Work to do
Everything from the first line of the data below through the line that contains "b_out = [[], [-0.53, -0.68]]" should be written out exactly, please, and nothing more; the pictures stay out.

Collected material
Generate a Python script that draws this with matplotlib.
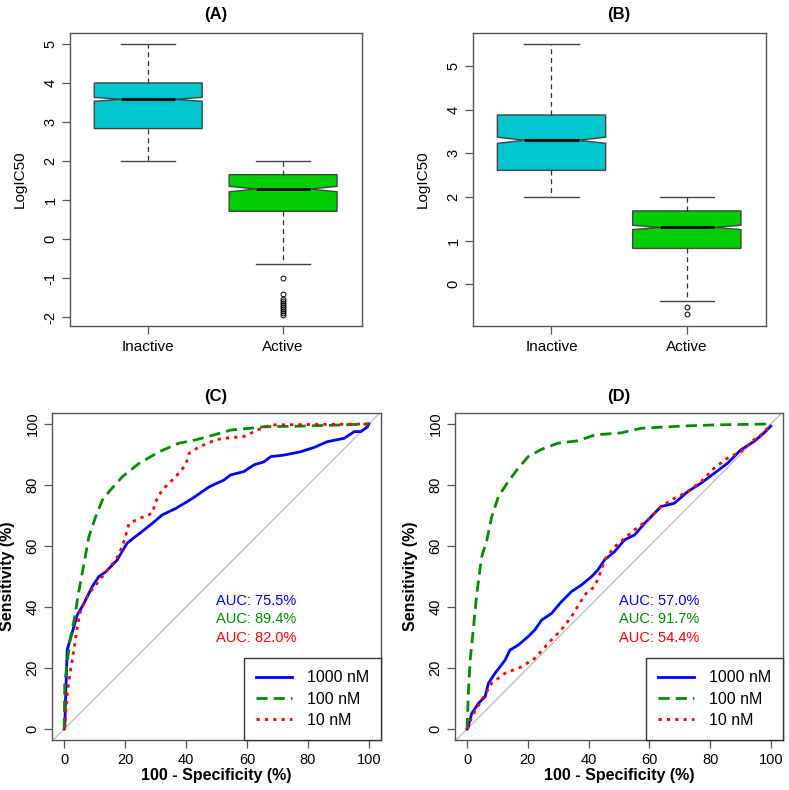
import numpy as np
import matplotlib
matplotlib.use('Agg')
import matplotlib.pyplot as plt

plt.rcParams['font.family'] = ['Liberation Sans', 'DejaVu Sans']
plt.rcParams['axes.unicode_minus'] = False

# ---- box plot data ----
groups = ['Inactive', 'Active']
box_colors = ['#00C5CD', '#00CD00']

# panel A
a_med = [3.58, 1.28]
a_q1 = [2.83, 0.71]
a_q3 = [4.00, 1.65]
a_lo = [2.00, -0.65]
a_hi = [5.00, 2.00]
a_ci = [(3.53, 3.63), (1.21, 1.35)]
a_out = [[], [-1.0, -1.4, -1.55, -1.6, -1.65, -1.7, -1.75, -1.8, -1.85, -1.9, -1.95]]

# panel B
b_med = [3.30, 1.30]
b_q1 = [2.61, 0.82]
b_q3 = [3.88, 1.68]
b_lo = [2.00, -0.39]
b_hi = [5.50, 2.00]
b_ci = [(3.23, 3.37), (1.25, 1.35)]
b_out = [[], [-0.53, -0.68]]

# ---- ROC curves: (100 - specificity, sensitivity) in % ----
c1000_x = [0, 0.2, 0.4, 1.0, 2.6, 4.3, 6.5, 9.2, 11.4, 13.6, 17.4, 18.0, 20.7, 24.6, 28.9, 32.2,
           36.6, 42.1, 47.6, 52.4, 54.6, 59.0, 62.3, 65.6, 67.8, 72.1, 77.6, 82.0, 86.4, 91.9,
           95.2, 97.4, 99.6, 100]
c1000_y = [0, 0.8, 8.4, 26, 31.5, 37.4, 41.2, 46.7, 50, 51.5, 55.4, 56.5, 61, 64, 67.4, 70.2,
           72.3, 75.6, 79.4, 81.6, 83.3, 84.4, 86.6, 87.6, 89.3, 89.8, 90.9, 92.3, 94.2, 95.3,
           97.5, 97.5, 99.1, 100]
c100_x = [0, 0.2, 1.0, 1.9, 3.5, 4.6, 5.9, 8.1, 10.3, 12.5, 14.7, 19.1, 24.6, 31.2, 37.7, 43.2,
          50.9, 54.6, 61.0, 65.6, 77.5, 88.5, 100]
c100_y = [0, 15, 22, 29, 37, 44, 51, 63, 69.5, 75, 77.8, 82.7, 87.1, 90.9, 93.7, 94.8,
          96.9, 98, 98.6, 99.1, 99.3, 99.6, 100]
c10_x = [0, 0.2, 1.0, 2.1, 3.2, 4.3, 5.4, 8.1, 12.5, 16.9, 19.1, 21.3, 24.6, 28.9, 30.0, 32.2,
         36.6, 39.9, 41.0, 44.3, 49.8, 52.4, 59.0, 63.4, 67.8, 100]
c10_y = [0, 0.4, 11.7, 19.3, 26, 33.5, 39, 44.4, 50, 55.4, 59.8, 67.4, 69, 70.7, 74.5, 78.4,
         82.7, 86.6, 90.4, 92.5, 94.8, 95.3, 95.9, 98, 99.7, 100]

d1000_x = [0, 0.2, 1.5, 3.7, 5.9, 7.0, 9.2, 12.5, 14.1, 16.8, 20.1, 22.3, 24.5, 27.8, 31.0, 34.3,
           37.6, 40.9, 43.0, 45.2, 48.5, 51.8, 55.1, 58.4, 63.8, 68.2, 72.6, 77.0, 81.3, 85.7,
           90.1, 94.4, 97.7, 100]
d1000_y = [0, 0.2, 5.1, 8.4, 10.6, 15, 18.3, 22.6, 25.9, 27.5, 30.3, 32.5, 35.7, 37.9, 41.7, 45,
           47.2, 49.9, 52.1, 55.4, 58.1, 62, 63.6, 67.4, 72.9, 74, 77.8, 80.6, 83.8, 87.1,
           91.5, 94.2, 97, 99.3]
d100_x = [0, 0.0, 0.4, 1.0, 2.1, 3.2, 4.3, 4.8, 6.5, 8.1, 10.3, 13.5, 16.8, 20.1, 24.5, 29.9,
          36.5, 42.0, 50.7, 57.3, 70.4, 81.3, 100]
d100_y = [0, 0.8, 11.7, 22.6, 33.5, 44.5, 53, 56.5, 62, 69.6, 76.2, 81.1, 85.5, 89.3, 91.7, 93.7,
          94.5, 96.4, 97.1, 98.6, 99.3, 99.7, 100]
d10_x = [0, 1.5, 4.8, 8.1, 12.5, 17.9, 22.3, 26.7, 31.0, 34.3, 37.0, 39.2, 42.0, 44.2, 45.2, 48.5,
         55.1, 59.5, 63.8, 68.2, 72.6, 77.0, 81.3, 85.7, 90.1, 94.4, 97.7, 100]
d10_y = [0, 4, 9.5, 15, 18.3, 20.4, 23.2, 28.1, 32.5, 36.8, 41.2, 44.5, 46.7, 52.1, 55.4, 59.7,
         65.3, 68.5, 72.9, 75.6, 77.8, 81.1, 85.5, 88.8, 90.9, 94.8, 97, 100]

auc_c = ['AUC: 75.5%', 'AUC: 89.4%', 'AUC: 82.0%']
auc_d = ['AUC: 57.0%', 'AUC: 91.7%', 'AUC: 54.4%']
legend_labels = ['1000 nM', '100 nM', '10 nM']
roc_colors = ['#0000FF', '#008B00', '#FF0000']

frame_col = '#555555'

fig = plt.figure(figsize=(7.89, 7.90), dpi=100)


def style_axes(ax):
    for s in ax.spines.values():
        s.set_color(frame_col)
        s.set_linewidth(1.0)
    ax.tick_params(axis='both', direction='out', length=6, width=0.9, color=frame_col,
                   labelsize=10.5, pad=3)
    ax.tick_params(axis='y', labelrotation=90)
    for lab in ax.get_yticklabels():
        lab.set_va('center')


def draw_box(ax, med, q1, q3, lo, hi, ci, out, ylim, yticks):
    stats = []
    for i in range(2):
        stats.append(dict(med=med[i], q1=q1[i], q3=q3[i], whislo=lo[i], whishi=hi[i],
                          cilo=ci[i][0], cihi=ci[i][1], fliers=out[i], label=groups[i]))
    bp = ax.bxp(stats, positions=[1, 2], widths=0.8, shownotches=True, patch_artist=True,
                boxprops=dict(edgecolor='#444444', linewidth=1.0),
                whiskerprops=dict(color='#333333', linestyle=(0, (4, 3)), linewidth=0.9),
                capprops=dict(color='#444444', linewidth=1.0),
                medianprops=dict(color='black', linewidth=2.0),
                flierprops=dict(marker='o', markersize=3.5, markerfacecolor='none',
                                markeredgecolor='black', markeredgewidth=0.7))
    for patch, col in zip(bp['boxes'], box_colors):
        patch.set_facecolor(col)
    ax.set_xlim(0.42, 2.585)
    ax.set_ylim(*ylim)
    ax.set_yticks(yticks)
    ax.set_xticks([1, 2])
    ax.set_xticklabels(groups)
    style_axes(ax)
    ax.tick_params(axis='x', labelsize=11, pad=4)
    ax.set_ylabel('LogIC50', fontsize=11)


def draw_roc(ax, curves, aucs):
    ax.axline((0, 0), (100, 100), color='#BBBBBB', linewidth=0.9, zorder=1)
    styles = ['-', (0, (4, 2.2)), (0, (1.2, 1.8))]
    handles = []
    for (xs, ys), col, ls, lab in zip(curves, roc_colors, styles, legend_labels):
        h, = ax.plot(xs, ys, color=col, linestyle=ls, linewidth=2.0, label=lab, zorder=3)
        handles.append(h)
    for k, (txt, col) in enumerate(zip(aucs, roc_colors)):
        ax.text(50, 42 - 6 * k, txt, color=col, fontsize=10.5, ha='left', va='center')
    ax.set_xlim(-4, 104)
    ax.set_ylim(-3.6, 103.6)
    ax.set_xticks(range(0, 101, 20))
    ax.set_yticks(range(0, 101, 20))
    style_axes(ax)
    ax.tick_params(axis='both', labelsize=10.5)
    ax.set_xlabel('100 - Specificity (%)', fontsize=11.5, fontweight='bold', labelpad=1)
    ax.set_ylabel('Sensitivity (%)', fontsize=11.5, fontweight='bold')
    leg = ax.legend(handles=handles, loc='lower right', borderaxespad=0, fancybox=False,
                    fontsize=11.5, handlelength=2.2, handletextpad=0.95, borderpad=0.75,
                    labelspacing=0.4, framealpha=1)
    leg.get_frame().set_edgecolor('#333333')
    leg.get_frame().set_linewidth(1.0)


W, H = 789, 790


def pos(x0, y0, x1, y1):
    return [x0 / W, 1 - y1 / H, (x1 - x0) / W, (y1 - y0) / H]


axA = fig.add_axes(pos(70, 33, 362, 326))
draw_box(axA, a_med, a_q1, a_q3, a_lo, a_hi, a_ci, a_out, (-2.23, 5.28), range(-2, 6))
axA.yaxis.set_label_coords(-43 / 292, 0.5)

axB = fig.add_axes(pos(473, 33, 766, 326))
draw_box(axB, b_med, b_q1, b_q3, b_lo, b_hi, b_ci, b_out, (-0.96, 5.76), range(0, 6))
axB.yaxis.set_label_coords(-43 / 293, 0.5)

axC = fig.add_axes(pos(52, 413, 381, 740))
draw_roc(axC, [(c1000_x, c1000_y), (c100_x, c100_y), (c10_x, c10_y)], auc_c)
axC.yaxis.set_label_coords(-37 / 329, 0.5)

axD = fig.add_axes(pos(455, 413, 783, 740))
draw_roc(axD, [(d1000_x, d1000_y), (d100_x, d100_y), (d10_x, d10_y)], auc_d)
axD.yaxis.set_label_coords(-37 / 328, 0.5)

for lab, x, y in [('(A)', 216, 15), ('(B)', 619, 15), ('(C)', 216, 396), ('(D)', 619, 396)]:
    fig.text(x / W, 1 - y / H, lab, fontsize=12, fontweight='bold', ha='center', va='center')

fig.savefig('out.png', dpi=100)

Written answer
Generate a Python script that draws this with matplotlib.
import numpy as np
import matplotlib
matplotlib.use('Agg')
import matplotlib.pyplot as plt

plt.rcParams['font.family'] = ['Liberation Sans', 'DejaVu Sans']
plt.rcParams['axes.unicode_minus'] = False

# ---- box plot data ----
groups = ['Inactive', 'Active']
box_colors = ['#00C5CD', '#00CD00']

# panel A
a_med = [3.58, 1.28]
a_q1 = [2.83, 0.71]
a_q3 = [4.00, 1.65]
a_lo = [2.00, -0.65]
a_hi = [5.00, 2.00]
a_ci = [(3.53, 3.63), (1.21, 1.35)]
a_out = [[], [-1.0, -1.4, -1.55, -1.6, -1.65, -1.7, -1.75, -1.8, -1.85, -1.9, -1.95]]

# panel B
b_med = [3.30, 1.30]
b_q1 = [2.61, 0.82]
b_q3 = [3.88, 1.68]
b_lo = [2.00, -0.39]
b_hi = [5.50, 2.00]
b_ci = [(3.23, 3.37), (1.25, 1.35)]
b_out = [[], [-0.53, -0.68]]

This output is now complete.